>> START DATA SHOWN

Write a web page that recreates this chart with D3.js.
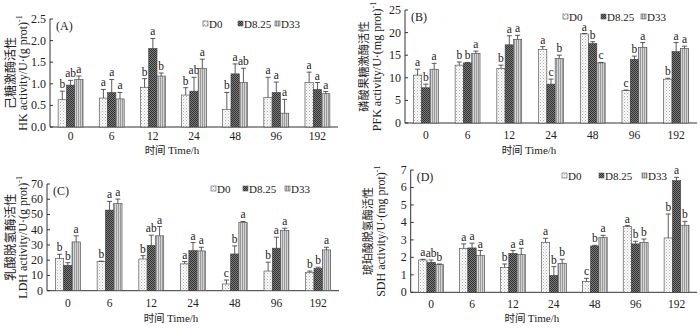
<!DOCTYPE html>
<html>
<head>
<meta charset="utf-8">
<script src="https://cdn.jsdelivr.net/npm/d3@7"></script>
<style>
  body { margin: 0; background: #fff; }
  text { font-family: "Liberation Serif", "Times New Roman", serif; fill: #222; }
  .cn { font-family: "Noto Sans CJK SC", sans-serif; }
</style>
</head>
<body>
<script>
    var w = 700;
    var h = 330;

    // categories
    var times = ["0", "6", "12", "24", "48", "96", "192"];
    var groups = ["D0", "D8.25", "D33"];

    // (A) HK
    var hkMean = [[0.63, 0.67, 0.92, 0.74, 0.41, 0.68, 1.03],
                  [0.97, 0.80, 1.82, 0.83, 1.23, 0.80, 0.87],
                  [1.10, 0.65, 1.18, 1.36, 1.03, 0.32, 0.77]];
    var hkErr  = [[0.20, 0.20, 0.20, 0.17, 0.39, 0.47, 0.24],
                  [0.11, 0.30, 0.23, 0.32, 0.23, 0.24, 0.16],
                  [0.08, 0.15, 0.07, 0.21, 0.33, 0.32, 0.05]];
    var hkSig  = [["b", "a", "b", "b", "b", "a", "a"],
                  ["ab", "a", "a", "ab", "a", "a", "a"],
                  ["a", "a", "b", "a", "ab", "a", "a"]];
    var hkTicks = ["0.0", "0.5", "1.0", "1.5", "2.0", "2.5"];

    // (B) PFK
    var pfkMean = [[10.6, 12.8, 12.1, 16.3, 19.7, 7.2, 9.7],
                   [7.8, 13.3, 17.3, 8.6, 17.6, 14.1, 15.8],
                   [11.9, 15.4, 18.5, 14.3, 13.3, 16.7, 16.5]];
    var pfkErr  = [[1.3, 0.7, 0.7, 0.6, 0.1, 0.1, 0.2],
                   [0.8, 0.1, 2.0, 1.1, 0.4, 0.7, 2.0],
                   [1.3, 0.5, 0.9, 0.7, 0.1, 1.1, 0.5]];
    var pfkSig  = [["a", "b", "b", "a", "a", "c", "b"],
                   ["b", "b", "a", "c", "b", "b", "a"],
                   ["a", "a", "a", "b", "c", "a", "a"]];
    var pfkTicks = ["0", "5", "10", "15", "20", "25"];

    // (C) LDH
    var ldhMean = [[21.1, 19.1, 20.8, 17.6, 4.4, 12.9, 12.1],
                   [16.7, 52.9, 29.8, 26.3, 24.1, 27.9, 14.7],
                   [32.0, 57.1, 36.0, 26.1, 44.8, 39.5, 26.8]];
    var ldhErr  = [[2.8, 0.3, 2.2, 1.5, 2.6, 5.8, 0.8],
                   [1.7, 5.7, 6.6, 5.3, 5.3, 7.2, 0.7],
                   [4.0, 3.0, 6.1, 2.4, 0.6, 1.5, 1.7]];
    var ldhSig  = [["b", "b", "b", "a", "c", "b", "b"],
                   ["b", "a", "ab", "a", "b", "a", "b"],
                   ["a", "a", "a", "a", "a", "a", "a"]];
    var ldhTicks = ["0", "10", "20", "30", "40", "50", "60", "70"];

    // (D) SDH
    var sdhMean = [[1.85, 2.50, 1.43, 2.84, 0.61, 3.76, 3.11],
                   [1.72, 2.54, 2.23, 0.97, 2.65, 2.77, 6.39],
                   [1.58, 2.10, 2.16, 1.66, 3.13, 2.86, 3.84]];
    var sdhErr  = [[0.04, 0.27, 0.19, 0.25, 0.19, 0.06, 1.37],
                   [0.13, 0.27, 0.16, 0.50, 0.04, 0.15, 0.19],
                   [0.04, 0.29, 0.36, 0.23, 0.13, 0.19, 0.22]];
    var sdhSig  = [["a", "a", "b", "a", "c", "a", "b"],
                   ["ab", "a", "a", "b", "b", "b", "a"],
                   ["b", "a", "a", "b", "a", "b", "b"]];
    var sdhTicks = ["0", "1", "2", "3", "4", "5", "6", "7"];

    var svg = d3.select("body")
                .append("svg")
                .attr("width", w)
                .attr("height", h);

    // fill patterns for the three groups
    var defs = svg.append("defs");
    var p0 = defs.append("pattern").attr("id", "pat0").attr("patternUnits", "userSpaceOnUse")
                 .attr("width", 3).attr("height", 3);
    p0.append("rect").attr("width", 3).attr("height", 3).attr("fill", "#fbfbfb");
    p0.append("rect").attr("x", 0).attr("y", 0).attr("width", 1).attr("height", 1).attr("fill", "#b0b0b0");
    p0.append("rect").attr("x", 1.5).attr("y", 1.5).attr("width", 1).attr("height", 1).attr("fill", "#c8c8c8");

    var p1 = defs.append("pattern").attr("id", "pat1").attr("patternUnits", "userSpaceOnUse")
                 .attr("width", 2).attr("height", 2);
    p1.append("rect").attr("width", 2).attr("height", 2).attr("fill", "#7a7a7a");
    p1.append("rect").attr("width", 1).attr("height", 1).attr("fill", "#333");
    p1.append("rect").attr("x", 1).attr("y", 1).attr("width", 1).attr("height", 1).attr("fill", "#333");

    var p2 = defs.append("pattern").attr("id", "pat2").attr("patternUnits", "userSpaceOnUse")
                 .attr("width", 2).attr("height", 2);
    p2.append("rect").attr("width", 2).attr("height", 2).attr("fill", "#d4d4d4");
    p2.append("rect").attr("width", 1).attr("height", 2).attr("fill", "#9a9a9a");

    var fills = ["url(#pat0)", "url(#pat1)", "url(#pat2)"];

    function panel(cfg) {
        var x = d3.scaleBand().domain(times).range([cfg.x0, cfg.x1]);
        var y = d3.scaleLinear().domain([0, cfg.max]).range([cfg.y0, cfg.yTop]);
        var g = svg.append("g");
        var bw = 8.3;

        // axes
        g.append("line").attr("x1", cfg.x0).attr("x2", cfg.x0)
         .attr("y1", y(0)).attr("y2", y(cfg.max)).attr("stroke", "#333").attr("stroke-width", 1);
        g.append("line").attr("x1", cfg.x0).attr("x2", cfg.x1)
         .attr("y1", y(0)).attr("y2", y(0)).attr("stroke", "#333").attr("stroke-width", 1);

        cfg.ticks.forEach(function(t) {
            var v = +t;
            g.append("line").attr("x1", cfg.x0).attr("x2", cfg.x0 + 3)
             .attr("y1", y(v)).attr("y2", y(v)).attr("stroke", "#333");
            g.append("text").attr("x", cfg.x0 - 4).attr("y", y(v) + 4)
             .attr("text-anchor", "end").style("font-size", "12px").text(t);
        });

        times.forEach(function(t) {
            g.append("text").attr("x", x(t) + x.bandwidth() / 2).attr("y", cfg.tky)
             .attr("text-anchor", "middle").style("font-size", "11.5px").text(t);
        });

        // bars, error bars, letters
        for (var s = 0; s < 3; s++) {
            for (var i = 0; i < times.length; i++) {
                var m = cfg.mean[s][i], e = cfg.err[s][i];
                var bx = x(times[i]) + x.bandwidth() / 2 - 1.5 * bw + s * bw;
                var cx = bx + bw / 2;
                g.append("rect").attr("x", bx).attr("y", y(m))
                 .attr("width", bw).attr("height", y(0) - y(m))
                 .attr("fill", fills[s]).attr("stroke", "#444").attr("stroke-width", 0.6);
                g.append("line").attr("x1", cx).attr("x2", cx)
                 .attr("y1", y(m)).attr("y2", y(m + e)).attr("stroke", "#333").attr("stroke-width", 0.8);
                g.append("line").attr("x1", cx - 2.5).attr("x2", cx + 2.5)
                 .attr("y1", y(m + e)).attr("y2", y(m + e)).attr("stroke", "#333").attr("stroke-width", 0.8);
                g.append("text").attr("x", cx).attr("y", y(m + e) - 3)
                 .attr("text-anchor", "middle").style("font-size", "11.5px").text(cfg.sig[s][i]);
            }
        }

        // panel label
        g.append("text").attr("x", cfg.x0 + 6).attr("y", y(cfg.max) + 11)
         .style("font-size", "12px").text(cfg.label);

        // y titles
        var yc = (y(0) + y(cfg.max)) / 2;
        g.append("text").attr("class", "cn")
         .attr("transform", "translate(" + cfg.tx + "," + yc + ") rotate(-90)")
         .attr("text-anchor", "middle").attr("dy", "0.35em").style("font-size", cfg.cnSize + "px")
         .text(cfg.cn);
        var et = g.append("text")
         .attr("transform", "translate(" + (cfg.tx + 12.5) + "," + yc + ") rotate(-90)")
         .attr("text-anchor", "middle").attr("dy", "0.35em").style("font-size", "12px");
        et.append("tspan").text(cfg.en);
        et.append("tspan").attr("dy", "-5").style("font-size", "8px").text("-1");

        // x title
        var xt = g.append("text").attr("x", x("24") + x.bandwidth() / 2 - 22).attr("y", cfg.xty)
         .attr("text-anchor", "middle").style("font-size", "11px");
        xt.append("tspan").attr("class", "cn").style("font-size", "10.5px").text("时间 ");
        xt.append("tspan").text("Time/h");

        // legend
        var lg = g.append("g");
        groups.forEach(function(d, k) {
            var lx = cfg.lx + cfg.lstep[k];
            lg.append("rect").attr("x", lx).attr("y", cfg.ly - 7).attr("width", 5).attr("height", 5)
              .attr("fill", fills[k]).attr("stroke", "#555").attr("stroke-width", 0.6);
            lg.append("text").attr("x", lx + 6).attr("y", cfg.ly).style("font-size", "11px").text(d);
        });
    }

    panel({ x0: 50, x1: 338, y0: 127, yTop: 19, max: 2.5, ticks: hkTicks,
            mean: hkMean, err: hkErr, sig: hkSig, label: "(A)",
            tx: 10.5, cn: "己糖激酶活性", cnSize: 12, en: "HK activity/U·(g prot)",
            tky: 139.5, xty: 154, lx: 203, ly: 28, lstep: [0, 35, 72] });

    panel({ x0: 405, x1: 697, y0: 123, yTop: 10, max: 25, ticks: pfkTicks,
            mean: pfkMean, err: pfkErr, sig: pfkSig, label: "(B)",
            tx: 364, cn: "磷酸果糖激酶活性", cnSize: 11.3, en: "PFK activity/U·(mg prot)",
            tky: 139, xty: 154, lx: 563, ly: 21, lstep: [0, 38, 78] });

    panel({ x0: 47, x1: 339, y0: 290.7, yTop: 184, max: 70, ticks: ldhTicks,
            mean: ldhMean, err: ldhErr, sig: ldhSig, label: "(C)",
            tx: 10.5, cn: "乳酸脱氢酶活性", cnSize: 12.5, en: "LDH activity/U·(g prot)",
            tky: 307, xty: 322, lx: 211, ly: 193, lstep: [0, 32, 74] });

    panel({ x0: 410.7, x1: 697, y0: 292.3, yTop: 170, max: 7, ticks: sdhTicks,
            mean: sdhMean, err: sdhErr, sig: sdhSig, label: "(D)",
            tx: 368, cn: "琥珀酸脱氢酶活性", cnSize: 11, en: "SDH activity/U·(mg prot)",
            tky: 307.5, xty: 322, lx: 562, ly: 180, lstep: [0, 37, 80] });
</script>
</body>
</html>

>> END DATA SHOWN

> GOAL:
Your task is to restate word for word the lines from the top of the data to the line containing "var h = 330;", both ends included, with every picture left out.

> SOLUTION FOR THIS TASK:
Write a web page that recreates this chart with D3.js.
<!DOCTYPE html>
<html>
<head>
<meta charset="utf-8">
<script src="https://cdn.jsdelivr.net/npm/d3@7"></script>
<style>
  body { margin: 0; background: #fff; }
  text { font-family: "Liberation Serif", "Times New Roman", serif; fill: #222; }
  .cn { font-family: "Noto Sans CJK SC", sans-serif; }
</style>
</head>
<body>
<script>
    var w = 700;
    var h = 330;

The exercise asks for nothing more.